▶ **TASK OBJECTIVE**:
Pick out each line containing the string "React" and copy it.

(Records from a data source)
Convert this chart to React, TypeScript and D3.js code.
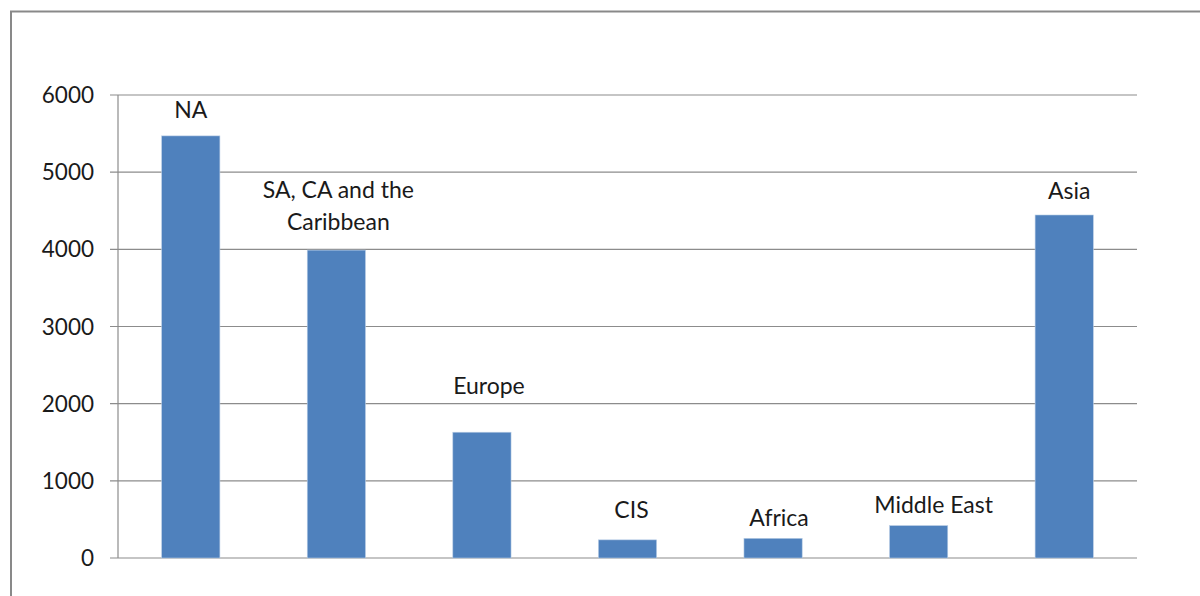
import React from "react";
import * as d3 from "d3";

const regions = ["NA", "SA, CA and the Caribbean", "Europe", "CIS", "Africa", "Middle East", "Asia"];
const values = [5470, 3990, 1630, 235, 255, 420, 4445];
const yTicks = [0, 1000, 2000, 3000, 4000, 5000, 6000];

// label lines (wrapped the way the original shows them)
const labelLines = [["NA"], ["SA, CA and the", "Caribbean"], ["Europe"], ["CIS"], ["Africa"], ["Middle East"], ["Asia"]];
// hand-placed label nudges (px) from the original chart
const labelDx = [0, 2, 7, 4, 6, 15, 5];
const labelGap = [26, 28, 46, 30, 20, 21, 24];

const W = 1200;
const H = 596;
const margin = { left: 118, right: 63, top: 95, bottom: 38 };
const font = "Lato, 'Open Sans', sans-serif";

const App: React.FC = () => {
  const x = d3
    .scaleBand<string>()
    .domain(regions)
    .range([margin.left, W - margin.right])
    .paddingInner(0.6)
    .paddingOuter(0.3);

  const y = d3
    .scaleLinear()
    .domain([0, 6000])
    .range([H - margin.bottom, margin.top]);

  return (
    <svg
      width={W}
      height={H}
      style={{ position: "absolute", left: 0, top: 0, background: "#fff" }}
      fontFamily={font}
    >
      {/* chart frame */}
      <rect x={11} y={11.5} width={1300} height={700} fill="none" stroke="#898989" strokeWidth={2} />

      {/* gridlines + ticks */}
      {yTicks.map((t) => (
        <g key={t}>
          <line x1={margin.left - 8} x2={W - margin.right} y1={y(t)} y2={y(t)} stroke="#8c8c8c" strokeWidth={1.2} />
          <text
            x={94}
            y={y(t)}
            dy="0.36em"
            textAnchor="end"
            fontSize={22.5}
            fill="#1a1a1a"
          >
            {t}
          </text>
        </g>
      ))}
      <line x1={margin.left} x2={margin.left} y1={y(6000)} y2={y(0)} stroke="#8c8c8c" strokeWidth={1.2} />

      {/* bars */}
      {regions.map((r, i) => (
        <rect
          key={r}
          x={x(r)}
          y={y(values[i])}
          width={x.bandwidth()}
          height={y(0) - y(values[i])}
          fill="#4f81bd"
          stroke="#b9cde5"
          strokeWidth={0.6}
        />
      ))}

      {/* data labels */}
      {regions.map((r, i) => {
        const lines = labelLines[i];
        const cx = (x(r) ?? 0) + x.bandwidth() / 2 + labelDx[i];
        const baseY = y(values[i]) - labelGap[i] + 8;
        return (
          <text key={r} x={cx} textAnchor="middle" fontSize={23} fill="#1a1a1a">
            {lines.map((l, k) => (
              <tspan key={k} x={cx} y={baseY - (lines.length - 1 - k) * 32}>
                {l}
              </tspan>
            ))}
          </text>
        );
      })}
    </svg>
  );
};

export default App;
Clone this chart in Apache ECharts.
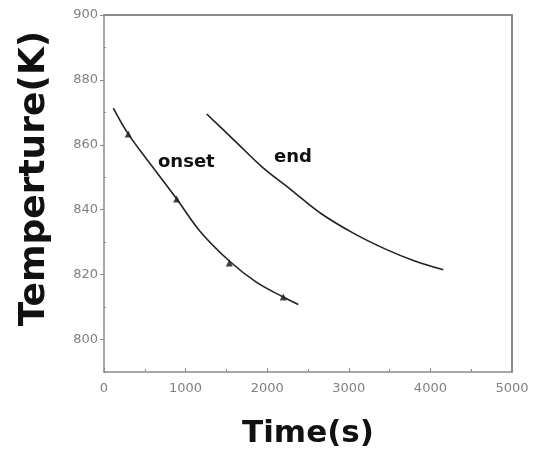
<!DOCTYPE html>
<html>
<head>
<meta charset="utf-8">
<script src="https://cdn.jsdelivr.net/npm/echarts@6/dist/echarts.min.js"></script>
<style>
  html, body { margin: 0; padding: 0; background: #fff; }
  #chart { width: 544px; height: 450px; }
</style>
</head>
<body>
<div id="chart"></div>
<script>
// curve
var onsetTime = [114, 298, 592, 891, 1176, 1536, 1871, 2197, 2381];
var onsetTemp = [871.3, 863.3, 853.3, 843.3, 833.4, 824.2, 817.6, 813.1, 810.8];
// measured points on the onset curve
var onsetMarkTime = [298, 891, 1536, 2197];
var onsetMarkTemp = [863.3, 843.3, 823.6, 813.1];
var endTime = [1258, 1600, 1932, 2300, 2650, 3055, 3464, 3800, 4158];
var endTemp = [869.5, 861.3, 853.3, 846, 839, 832.8, 827.7, 824.3, 821.5];

var yTicks = [800, 820, 840, 860, 880, 900];
var yMinorTicks = [790, 810, 830, 850, 870, 890];

function pairs(xs, ys) {
  return xs.map(function (x, i) { return [x, ys[i]]; });
}

var axisGray = "#8a8a8a";
var labelGray = "#808080";

var myChart = echarts.init(document.getElementById("chart"));
myChart.setOption({
  animation: false,
  grid: { left: 104, right: 32, top: 15, bottom: 78, outerBoundsMode: "none", containLabel: false },
  xAxis: [
    {
      type: "value",
      min: 0,
      max: 5000,
      interval: 1000,
      name: "Time(s)",
      nameLocation: "middle",
      nameGap: 46,
      nameTextStyle: { fontFamily: "DejaVu Sans", fontWeight: "bold", fontSize: 31, color: "#111" },
      splitLine: { show: false },
      axisLine: { lineStyle: { color: axisGray, width: 1.5 } },
      axisTick: { inside: true, length: 4, lineStyle: { color: axisGray } },
      minorTick: { show: true, splitNumber: 2, length: 3, lineStyle: { color: axisGray } },
      axisLabel: {
        margin: 10, color: labelGray, fontFamily: "DejaVu Sans", fontSize: 13,
        formatter: function (v) { return String(v); }
      }
    },
    {
      type: "value",
      position: "top",
      min: 0,
      max: 5000,
      splitLine: { show: false },
      axisLine: { lineStyle: { color: axisGray, width: 2 } },
      axisTick: { show: false },
      axisLabel: { show: false }
    }
  ],
  yAxis: [
    {
      type: "value",
      min: 790,
      max: 900,
      name: "Temperture(K)",
      nameLocation: "middle",
      nameRotate: 90,
      nameGap: 51,
      nameTextStyle: {
        fontFamily: "DejaVu Sans", fontWeight: "bold", fontSize: 36, color: "#111",
        padding: [0, 0, 0, 30]
      },
      splitLine: { show: false },
      axisLine: { lineStyle: { color: axisGray, width: 1.5 } },
      axisTick: { length: 4, customValues: yTicks, lineStyle: { color: axisGray } },
      axisLabel: { margin: 6, customValues: yTicks, color: labelGray, fontFamily: "DejaVu Sans", fontSize: 13 }
    },
    {
      type: "value",
      min: 790,
      max: 900,
      splitLine: { show: false },
      axisLine: { show: false },
      axisTick: { length: 2, customValues: yMinorTicks, lineStyle: { color: axisGray } },
      axisLabel: { show: false, customValues: yMinorTicks }
    },
    {
      type: "value",
      position: "right",
      min: 790,
      max: 900,
      splitLine: { show: false },
      axisLine: { show: true, lineStyle: { color: axisGray, width: 2 } },
      axisTick: { show: false },
      axisLabel: { show: false }
    }
  ],
  series: [
    {
      name: "onset",
      type: "line",
      smooth: 0.35,
      showSymbol: false,
      data: pairs(onsetTime, onsetTemp),
      lineStyle: { color: "#222", width: 1.6 }
    },
    {
      name: "onset points",
      type: "scatter",
      symbol: "triangle",
      symbolSize: 7,
      data: pairs(onsetMarkTime, onsetMarkTemp),
      itemStyle: { color: "#111" }
    },
    {
      name: "end",
      type: "line",
      smooth: 0.35,
      showSymbol: false,
      data: pairs(endTime, endTemp),
      lineStyle: { color: "#222", width: 1.6 }
    }
  ],
  graphic: [
    {
      type: "text",
      left: 158,
      top: 153,
      style: { text: "onset", fontFamily: "DejaVu Sans", fontWeight: "bold", fontSize: 18, fill: "#111" }
    },
    {
      type: "text",
      left: 274,
      top: 148,
      style: { text: "end", fontFamily: "DejaVu Sans", fontWeight: "bold", fontSize: 18, fill: "#111" }
    }
  ]
});
</script>
</body>
</html>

▶ **SOLUTION FOR THIS PROBLEM**:
Convert this chart to React, TypeScript and D3.js code.
import React from "react";
const App: React.FC = () => {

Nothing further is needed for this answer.